Por fim, o responsável azul e branco vincou que as suas críticas não estão relacionadas com qualquer suspeita de imparcialidade. «Estes erros demasiado grosseiros... Temos de começar a ser mais exigentes na seleção das pessoas que vão desempenhar funções tão importantes. Não tenho nada contra o cidadão H........, não considero que haja má-fé nas suas decisões, acredito na bondade das suas decisões, mas elas têm sido muito erradas e têm de ter consequências», concluiu.
O dirigente leonino também analisou a arbitragem de T.........no jogo dos leões com o Gil Vicente e não deixou de apontar críticas à forma como o encontro foi dirigido. «Vencemos o jogo mas não gostei da arbitragem. O T….., pelo menos é a perceção que dá, com uma situação de jogo perde o controlo e depois aparenta uma instabilidade emocional. Não tem tido muita sorte nos jogos com o Sporting pois há sempre um ou outro acontecimento que faz despoletar esta situação.
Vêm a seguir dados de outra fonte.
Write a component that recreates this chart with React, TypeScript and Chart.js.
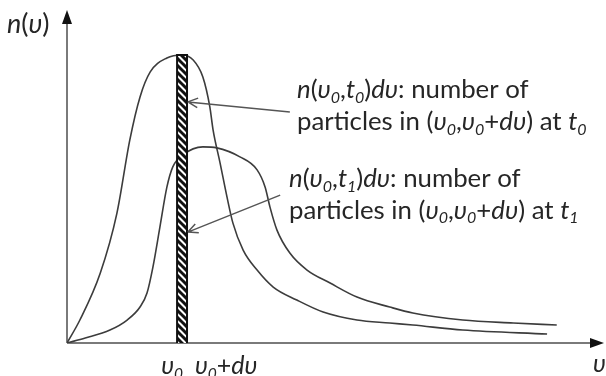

Ele quase que estragava um jogo fácil de arbitrar incendiando as bancadas e enervando os jogadores», acusou o responsável leonino."
- cfr. fls. 4 a 5 do processo disciplinar n.° 97-22/23
vi) As declarações do Arguido foram prestadas no referido programa “Universo Porto - da bancada", programa televisivo que se dedica principalmente à análise e comentário do futebol profissional, e tiveram ampla repercussão na imprensa desportiva nacional - cfr. fls. 4 a 5 e gravação das Imagens juntas a fls. 43 do processo disciplinar n.° 97-22/23.
vii) O Arguido agiu de forma livre, consciente e voluntária, bem sabendo que o seu comportamento, por ser desrespeitoso, lesava a honra e consideração do agente de arbitragem visado, pondo em causa a sua idoneidade e imparcialidade, e afetava as relações entre agentes desportivos, o princípio da ética desportiva e o bom funcionamento das competições profissionais de futebol em que o próprio Arguido se encontra envolvido enquanto Diretor de Comunicação da Futebol Clube do Porto - Futebol, SAD.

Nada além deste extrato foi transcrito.